• [What to produce]: Output the data word for word, dropping every image.
◆ ◆ ◆
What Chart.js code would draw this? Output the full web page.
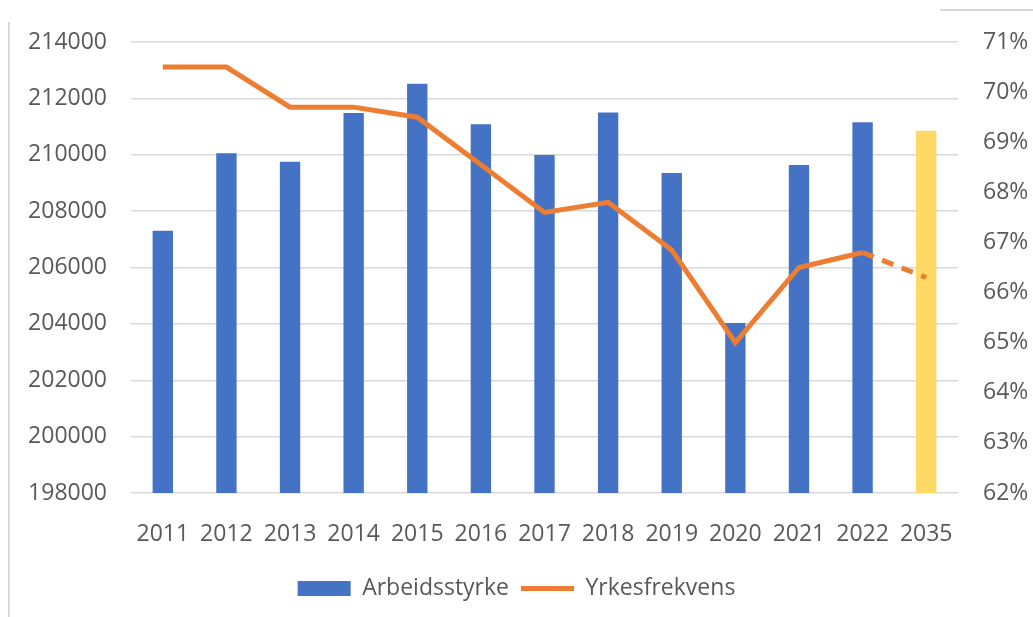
<!DOCTYPE html>
<html>
<head>
<meta charset="utf-8">
<script src="https://cdn.jsdelivr.net/npm/chart.js@4"></script>
<style>
    html, body { margin: 0; padding: 0; background: #ffffff; }
    #wrap { position: relative; width: 1033px; height: 617px; }
    #leftLine { position: absolute; left: 8px; top: 22px; width: 2px; height: 595px; background: #d9d9d9; }
    #topLine { position: absolute; left: 940px; top: 9px; width: 93px; height: 2px; background: #d9d9d9; }
</style>
</head>
<body>
<div id="wrap">
    <div id="leftLine"></div>
    <div id="topLine"></div>
    <canvas id="chart" width="1033" height="617"></canvas>
</div>
<script>

// ===== DATA =====
const years = ["2011", "2012", "2013", "2014", "2015", "2016", "2017",
               "2018", "2019", "2020", "2021", "2022", "2035"];

const arbeidsstyrke = [207300, 210050, 209750, 211480, 212520, 211080, 209990,
                       211500, 209350, 204030, 209640, 211150, 210850];

const yrkesfrekvens = [70.5, 70.5, 69.7, 69.7, 69.5, 68.55, 67.6,
                       67.8, 66.85, 65.0, 66.5, 66.8, 66.3];

const textColor = "#595959";
const fontFamily = "'Open Sans', 'Liberation Sans', sans-serif";

// last bar (projection) is yellow
const barColors = years.map((y, i) =>
    i === years.length - 1 ? "#ffd966" : "#4472c4");

const ctx = document.getElementById("chart").getContext("2d");

new Chart(ctx, {

    type: "bar",

    data: {

        labels: years,

        datasets: [
            {
                type: "bar",
                label: "Arbeidsstyrke",
                data: arbeidsstyrke,
                backgroundColor: barColors,
                borderWidth: 0,
                barPercentage: 0.32,
                categoryPercentage: 1,
                yAxisID: "y",
                pointStyle: "rect",
                order: 2
            },
            {
                type: "line",
                label: "Yrkesfrekvens",
                data: yrkesfrekvens,
                borderColor: "#ed7d31",
                backgroundColor: "#ed7d31",
                borderWidth: 5,
                pointRadius: 0,
                pointStyle: "line",
                tension: 0,
                yAxisID: "y1",
                order: 1,
                segment: {
                    // projection to 2035 is dashed
                    borderDash: c => c.p1DataIndex === years.length - 1 ? [12, 9] : undefined
                }
            }
        ]
    },

    options: {

        responsive: false,
        animation: false,

        layout: {
            padding: { top: 42, bottom: 7, left: 0, right: 0 }
        },

        scales: {

            x: {
                grid: { display: false },
                border: { display: false },
                ticks: {
                    color: textColor,
                    padding: 20,
                    maxRotation: 0,
                    font: { family: fontFamily, size: 23 }
                },
                afterFit: s => { s.height = 72; }
            },

            y: {
                position: "left",
                min: 198000,
                max: 214000,
                border: { display: false },
                grid: { color: "#d9d9d9", lineWidth: 1.5, drawTicks: false },
                ticks: {
                    stepSize: 2000,
                    color: textColor,
                    padding: 24,
                    font: { family: fontFamily, size: 23 },
                    callback: v => String(v)
                },
                afterFit: s => { s.width = 131; }
            },

            y1: {
                position: "right",
                min: 62,
                max: 71,
                border: { display: false },
                grid: { display: false, drawTicks: false },
                ticks: {
                    stepSize: 1,
                    color: textColor,
                    padding: 25,
                    font: { family: fontFamily, size: 23 },
                    callback: v => v + "%"
                },
                afterFit: s => { s.width = 75; }
            }
        },

        plugins: {

            legend: {
                position: "bottom",
                labels: {
                    usePointStyle: true,
                    pointStyleWidth: 53,
                    boxHeight: 15,
                    padding: 12,
                    color: textColor,
                    font: { family: fontFamily, size: 23 },
                    sort: (a, b) => a.datasetIndex - b.datasetIndex
                }
            },

            tooltip: { enabled: false }
        }
    }
});
</script>
</body>
</html>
◆ ◆ ◆
• [Reply to the exercise]:
What Chart.js code would draw this? Output the full web page.
<!DOCTYPE html>
<html>
<head>
<meta charset="utf-8">
<script src="https://cdn.jsdelivr.net/npm/chart.js@4"></script>
<style>
    html, body { margin: 0; padding: 0; background: #ffffff; }
    #wrap { position: relative; width: 1033px; height: 617px; }
    #leftLine { position: absolute; left: 8px; top: 22px; width: 2px; height: 595px; background: #d9d9d9; }
    #topLine { position: absolute; left: 940px; top: 9px; width: 93px; height: 2px; background: #d9d9d9; }
</style>
</head>
<body>
<div id="wrap">
    <div id="leftLine"></div>
    <div id="topLine"></div>
    <canvas id="chart" width="1033" height="617"></canvas>
</div>
<script>

// ===== DATA =====
const years = ["2011", "2012", "2013", "2014", "2015", "2016", "2017",
               "2018", "2019", "2020", "2021", "2022", "2035"];

const arbeidsstyrke = [207300, 210050, 209750, 211480, 212520, 211080, 209990,
                       211500, 209350, 204030, 209640, 211150, 210850];

const yrkesfrekvens = [70.5, 70.5, 69.7, 69.7, 69.5, 68.55, 67.6,
                       67.8, 66.85, 65.0, 66.5, 66.8, 66.3];

const textColor = "#595959";
const fontFamily = "'Open Sans', 'Liberation Sans', sans-serif";

// last bar (projection) is yellow
const barColors = years.map((y, i) =>
    i === years.length - 1 ? "#ffd966" : "#4472c4");

const ctx = document.getElementById("chart").getContext("2d");

new Chart(ctx, {

    type: "bar",

    data: {

        labels: years,

        datasets: [
            {
                type: "bar",
                label: "Arbeidsstyrke",
                data: arbeidsstyrke,
                backgroundColor: barColors,
                borderWidth: 0,
                barPercentage: 0.32,
                categoryPercentage: 1,
                yAxisID: "y",
                pointStyle: "rect",
                order: 2
            },
            {
                type: "line",
                label: "Yrkesfrekvens",
                data: yrkesfrekvens,
                borderColor: "#ed7d31",
                backgroundColor: "#ed7d31",
                borderWidth: 5,
                pointRadius: 0,
                pointStyle: "line",
                tension: 0,
                yAxisID: "y1",
                order: 1,
                segment: {
                    // projection to 2035 is dashed
                    borderDash: c => c.p1DataIndex === years.length - 1 ? [12, 9] : undefined
                }
            }
        ]
    },

    options: {

        responsive: false,
        animation: false,

        layout: {
            padding: { top: 42, bottom: 7, left: 0, right: 0 }
        },

        scales: {

            x: {
                grid: { display: false },
                border: { display: false },
                ticks: {
                    color: textColor,
                    padding: 20,
                    maxRotation: 0,
                    font: { family: fontFamily, size: 23 }
                },
                afterFit: s => { s.height = 72; }
            },

            y: {
                position: "left",
                min: 198000,
                max: 214000,
                border: { display: false },
                grid: { color: "#d9d9d9", lineWidth: 1.5, drawTicks: false },
                ticks: {
                    stepSize: 2000,
                    color: textColor,
                    padding: 24,
                    font: { family: fontFamily, size: 23 },
                    callback: v => String(v)
                },
                afterFit: s => { s.width = 131; }
            },

            y1: {
                position: "right",
                min: 62,
                max: 71,
                border: { display: false },
                grid: { display: false, drawTicks: false },
                ticks: {
                    stepSize: 1,
                    color: textColor,
                    padding: 25,
                    font: { family: fontFamily, size: 23 },
                    callback: v => v + "%"
                },
                afterFit: s => { s.width = 75; }
            }
        },

        plugins: {

            legend: {
                position: "bottom",
                labels: {
                    usePointStyle: true,
                    pointStyleWidth: 53,
                    boxHeight: 15,
                    padding: 12,
                    color: textColor,
                    font: { family: fontFamily, size: 23 },
                    sort: (a, b) => a.datasetIndex - b.datasetIndex
                }
            },

            tooltip: { enabled: false }
        }
    }
});
</script>
</body>
</html>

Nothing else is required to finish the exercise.